Kate Darian-Smith, fellow centre co-director spoke about the crucial leadership role that the University of Melbourne and ACAHUCH plays globally in the architectural history and cultural heritage space.
“Melbourne has the highest concentration of architectural historians within Australia and possibly the Southern Hemisphere.”
This concentration of expertise was translating into student success in the Master of Urban and Cultural Heritage program, as emphasised by Vice-Chancellor Glyn Davis.
“ACAHUCH has played a significant role in helping Master of Urban and Cultural Heritage graduates find work with external bodies which support the centre such as City of Melbourne and the National Trust of Australia.”
While the Centre’s launch was last night, ACAHUCH has been busy since its inception with a number of engagement, teaching and research activities giving form to ACAHUCH’s future vision. This has been made possible through the support of many people.

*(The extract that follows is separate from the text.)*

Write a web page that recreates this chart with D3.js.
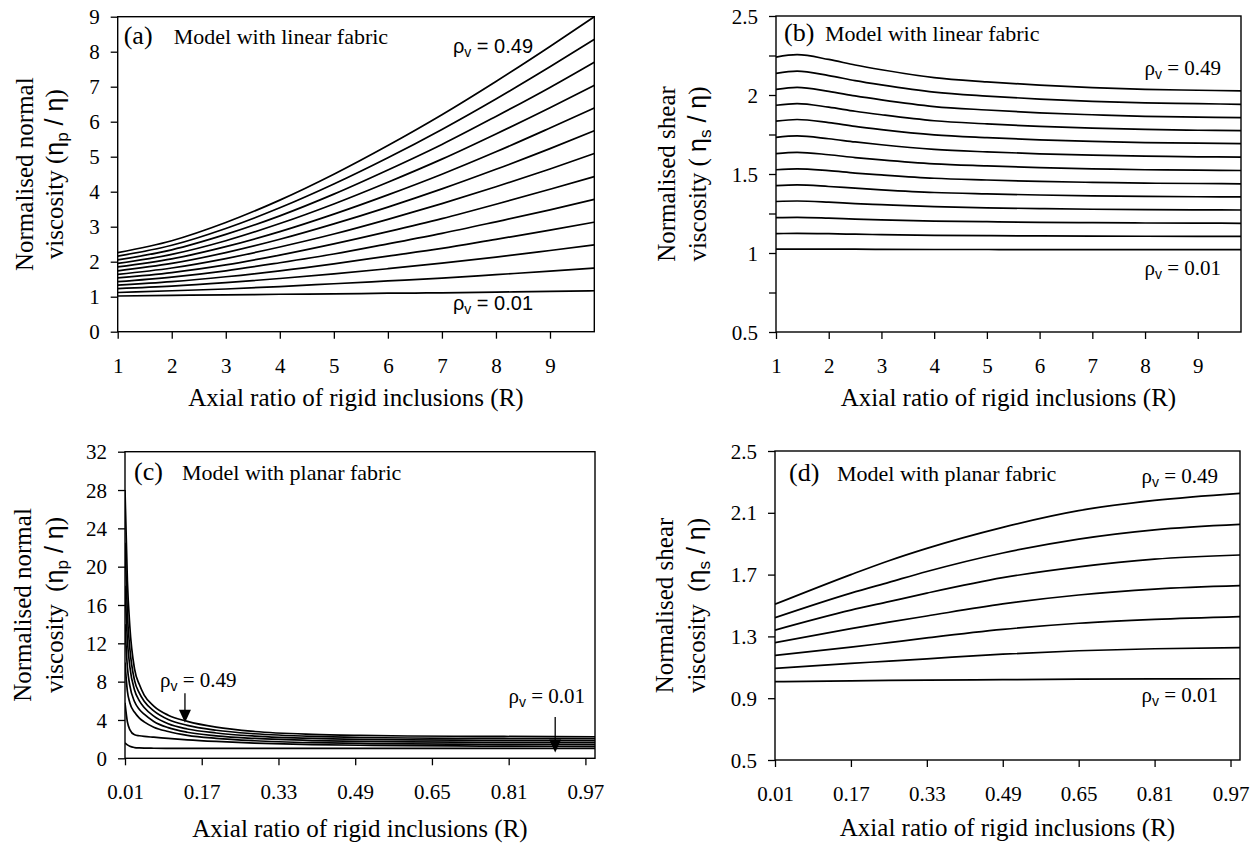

Third co-director Philip Goad said, “ACAHUCH has hosted a series of special symposiums, public lectures, exhibitions and events; published a number of books; begun ongoing research projects; and brought oversight of the Master of Urban and Cultural Heritage program by bringing in prominent alumni in the field in contact with our students. We’re incredibly lucky to have a supportive community willing to give back.”
“I’d also like to acknowledge the support given to us by external bodies like the City of Melbourne, National Trust of Australia, Lovell Chen, ICOMOS Australia Mentoring Scheme, Working Heritage and Parks Victoria.”
ACAHUCH’s next upcoming event on 21 and 22 September is a symposium on ‘Haunting, Memory and Place’, convened by ACAHUCH members Dr Gareth Wilson and Dr Rebecca McLaughlan.